NURSES' PARTICIPATION IN THE "EUTHANASIA" PROGRAMS OF NAZI GERMANY
Following the end of World War II, some nurses were tried with the physicians they had assisted (United States National Archives and Records, Record Group 338, Case File 12-449, US v. Alfons Klein; Testimony of Pauline Kneissler, Document NO-470 US Military Tribunal Case Number 1, Tribunal 1, US v. Karl Brandt et al). When the Russians invaded and found the conditions at Obrawalde, they made the senior nurse, Ratajczak, reenact the killings. She, along with an orderly, were shot a few days later (Ebbinghaus, 1987, p. 218). The other nurses of Obrawalde were later tried for the killings. On March 12, 1965, "all fourteen women accused in the Munchner Schwesternprozess (nurses' trial at Munich) were proven not guilty because of acting as an accessory to murder" (Ebbinghaus, 1987, p. 246).
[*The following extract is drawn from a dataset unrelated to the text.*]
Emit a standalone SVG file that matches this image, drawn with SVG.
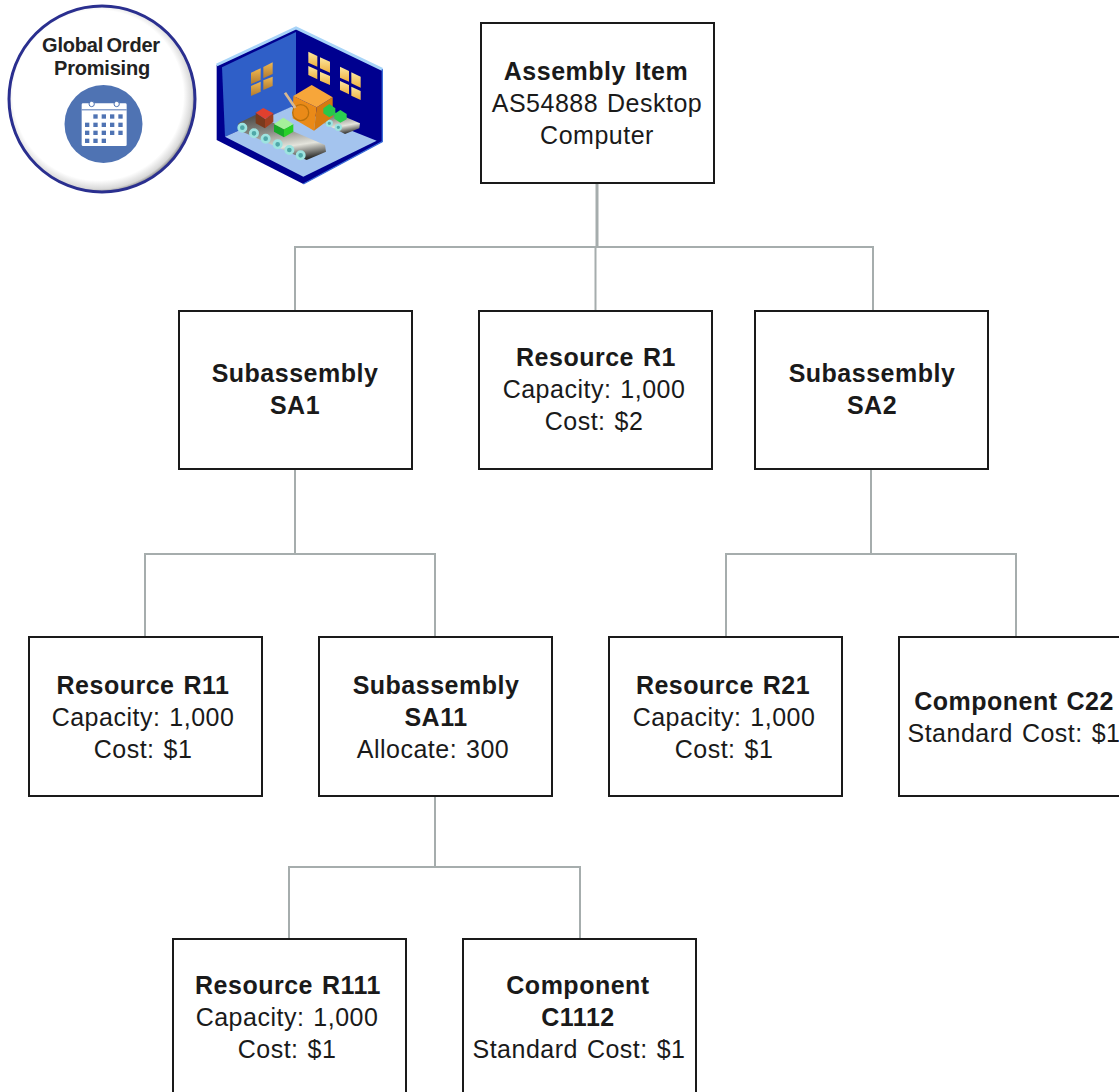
<svg xmlns="http://www.w3.org/2000/svg" width="1119" height="1092" viewBox="0 0 1119 1092">
<style>
.box{fill:#fff;stroke:#1a1a1a;stroke-width:2}
.c{fill:none;stroke:#a6adad;stroke-width:2}
text{font-family:"Liberation Sans",Arial,sans-serif;font-size:25px;fill:#1a1a1a;text-anchor:middle;letter-spacing:.5px;word-spacing:1.500px}
.b{font-weight:bold}
.s{font-size:20px;font-weight:bold;letter-spacing:-.2px;word-spacing:-2px;fill:#222}
.cal{fill:#4f73b3}
.roller{fill:#4fa8a8;stroke:#9ee4e0;stroke-width:8}
.rollerS{fill:#4fa8a8;stroke:#9ee4e0;stroke-width:6}
</style>
<defs>
<radialGradient id="halo" cx=".48" cy=".48" r=".52"><stop offset=".88" stop-color="#fff"/><stop offset=".97" stop-color="#d8d8d8"/><stop offset="1" stop-color="#999"/></radialGradient>
<linearGradient id="belt" x1=".35" y1="0" x2=".65" y2="1"><stop offset="0" stop-color="#55534f"/><stop offset=".35" stop-color="#8a8a84"/><stop offset=".7" stop-color="#e4e4dc"/><stop offset="1" stop-color="#2e2e2c"/></linearGradient>
<linearGradient id="tan" x1="0" y1="0" x2="0" y2="1"><stop offset="0" stop-color="#f0b850"/><stop offset="1" stop-color="#b07a30"/></linearGradient>
<linearGradient id="win" x1="0" y1="0" x2="0" y2="1"><stop offset="0" stop-color="#fce8a0"/><stop offset="1" stop-color="#eeb040"/></linearGradient>
</defs>
<rect width="1119" height="1092" fill="#fff"/>
<g id="connectors">
<path class="c" style="stroke-width:3" d="M597 183V247"/>
<path class="c" d="M295 311V247H873V311M595.500 247V311"/>
<path class="c" d="M295 469V554M145 637V554H435V637"/>
<path class="c" d="M871 469V554M726 637V554H1016V637"/>
<path class="c" d="M435 796V867M289 939V867H580V939"/>
</g>
<g id="badge">
<circle cx="102" cy="99" r="93" fill="url(#halo)" stroke="#2a2f8f" stroke-width="3"/>
<text class="s" x="101" y="52">Global Order</text>
<text class="s" x="102" y="75">Promising</text>
<circle cx="103.500" cy="124" r="39" fill="#4f73b3"/>
<g transform="scale(.33333)">
<rect x="245" y="310" width="135" height="128" rx="4" fill="#fff"/>
<circle cx="275" cy="312" r="8" fill="#fff" stroke="#4f73b3" stroke-width="3"/><circle cx="350" cy="312" r="8" fill="#fff" stroke="#4f73b3" stroke-width="3"/>
<rect class="cal" x="245" y="328" width="135" height="3"/>
<g class="cal">
<rect x="280" y="343" width="13" height="13"/><rect x="305" y="343" width="13" height="13"/><rect x="330" y="343" width="13" height="13"/><rect x="355" y="343" width="13" height="13"/>
<rect x="255" y="368" width="13" height="13"/><rect x="280" y="368" width="13" height="13"/><rect x="305" y="368" width="13" height="13"/><rect x="330" y="368" width="13" height="13"/><rect x="355" y="368" width="13" height="13"/>
<rect x="255" y="392" width="13" height="13"/><rect x="280" y="392" width="13" height="13"/><rect x="305" y="392" width="13" height="13"/><rect x="330" y="392" width="13" height="13"/><rect x="355" y="392" width="13" height="13"/>
<rect x="255" y="416" width="13" height="13"/><rect x="280" y="416" width="13" height="13"/><rect x="305" y="416" width="13" height="13"/>
</g>
</g>
</g>
<g id="factory" transform="translate(210 20) scale(.33333)">
<path d="M20 135L258 22L517 148V365L280 492L20 360Z" fill="#00008f"/>
<path d="M20 135L258 24L517 148" fill="none" stroke="#a8d4f8" stroke-width="9"/>
<path d="M517 148V365L280 492" fill="none" stroke="#3c6fd8" stroke-width="4"/>
<path d="M36 142L258 36V255L45 350Z" fill="#2f5fc8"/>
<path d="M45 350L244 260L500 362L280 470Z" fill="#a4c4ee"/>
<g fill="url(#tan)"><path d="M123 158L152 145V180L123 192Z"/><path d="M160 141L188 127V162L160 175Z"/><path d="M123 198L152 185V215L123 228Z"/><path d="M160 181L188 170V198L160 210Z"/></g>
<g fill="url(#win)"><path d="M295 95L322 108V140L295 128Z"/><path d="M330 112L360 125V158L330 145Z"/><path d="M295 138L322 150V178L295 165Z"/><path d="M330 155L360 168V195L330 182Z"/><path d="M390 140L417 153V185L390 173Z"/><path d="M424 157L452 170V203L424 190Z"/><path d="M390 183L417 195V223L390 210Z"/><path d="M424 200L452 213V240L424 227Z"/></g>
<path d="M320 285L345 265L450 310L448 325L405 342L322 300Z" fill="url(#belt)"/>
<g class="rollerS"><circle cx="335" cy="297" r="8"/><circle cx="358" cy="310" r="8"/><circle cx="385" cy="322" r="8"/></g>
<path d="M250 228L320 262L312 332L248 295Z" fill="#ea8a18"/>
<path d="M320 262L368 232L368 290L312 332Z" fill="#d67a10"/>
<path d="M250 228L305 195L368 232L320 262Z" fill="#f7a63a"/>
<circle cx="272" cy="278" r="24" fill="none" stroke="#b8700c" stroke-width="4"/>
<path d="M225 218L256 264" stroke="#d8b890" stroke-width="8" fill="none"/>
<path d="M85 310L135 285L345 375L348 395L290 420L85 330Z" fill="url(#belt)"/>
<g class="roller"><circle cx="97" cy="323" r="11"/><circle cx="132" cy="340" r="11"/><circle cx="167" cy="356" r="11"/><circle cx="203" cy="373" r="11"/><circle cx="238" cy="390" r="11"/><circle cx="272" cy="406" r="11"/></g>
<path d="M137 278L165 297V325L137 310Z" fill="#7a3a1c"/>
<path d="M165 297L190 280V305L165 325Z" fill="#a04020"/>
<path d="M137 278L160 264L190 280L165 297Z" fill="#e0402e"/>
<path d="M192 312L222 328V352L192 335Z" fill="#16a828"/>
<path d="M222 328L250 312V335L222 352Z" fill="#28d028"/>
<path d="M192 312L220 293L250 312L222 328Z" fill="#a4f09a"/>
<path d="M340 265L358 252L376 265V282L358 292L340 280Z" fill="#28c84a"/>
<path d="M373 282L391 270L410 282V298L391 308L373 296Z" fill="#2cd050"/>
</g>
<g id="n1"><rect class="box" x="481" y="23" width="233" height="160"/><text class="b" x="596" y="80">Assembly Item</text><text x="597" y="112">AS54888 Desktop</text><text x="597" y="144">Computer</text></g>
<g id="n2"><rect class="box" x="179" y="311" width="233" height="158"/><text class="b" x="295" y="382">Subassembly</text><text class="b" x="295" y="414">SA1</text></g>
<g id="n3"><rect class="box" x="479" y="311" width="233" height="158"/><text class="b" x="596" y="366">Resource R1</text><text x="594" y="398">Capacity: 1,000</text><text x="594" y="430">Cost: $2</text></g>
<g id="n4"><rect class="box" x="755" y="311" width="233" height="158"/><text class="b" x="872" y="382">Subassembly</text><text class="b" x="872" y="414">SA2</text></g>
<g id="n5"><rect class="box" x="29" y="637" width="233" height="159"/><text class="b" x="143" y="694">Resource R11</text><text x="143" y="726">Capacity: 1,000</text><text x="143" y="758">Cost: $1</text></g>
<g id="n6"><rect class="box" x="319" y="637" width="233" height="159"/><text class="b" x="436" y="694">Subassembly</text><text class="b" x="436" y="726">SA11</text><text x="433" y="758">Allocate: 300</text></g>
<g id="n7"><rect class="box" x="609" y="637" width="233" height="159"/><text class="b" x="723" y="694">Resource R21</text><text x="724" y="726">Capacity: 1,000</text><text x="724" y="758">Cost: $1</text></g>
<g id="n8"><rect class="box" x="899" y="637" width="233" height="159"/><text class="b" x="1014" y="710">Component C22</text><text x="1014" y="742">Standard Cost: $1</text></g>
<g id="n9"><rect class="box" x="173" y="939" width="233" height="165"/><text class="b" x="288" y="994">Resource R111</text><text x="287" y="1026">Capacity: 1,000</text><text x="287" y="1058">Cost: $1</text></g>
<g id="n10"><rect class="box" x="463" y="939" width="233" height="165"/><text class="b" x="578" y="994">Component</text><text class="b" x="578" y="1026">C1112</text><text x="579" y="1058">Standard Cost: $1</text></g>
</svg>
It may never be possible to fully understand the participation of nurses in crimes that would seem to be unthinkable today yet their participation must continue to be studied so that nursing never again finds itself in the role of killer. Proponents of the "slippery slope" argument hold that the involvement of health care professionals in assisted suicide could begin the downward decline into voluntary euthanasia then involuntary euthanasia. Others believe that the circumstances in Nazi Germany will never be replicated, thus making the recurrence of the involvement of nurses and physicians in killings impossible.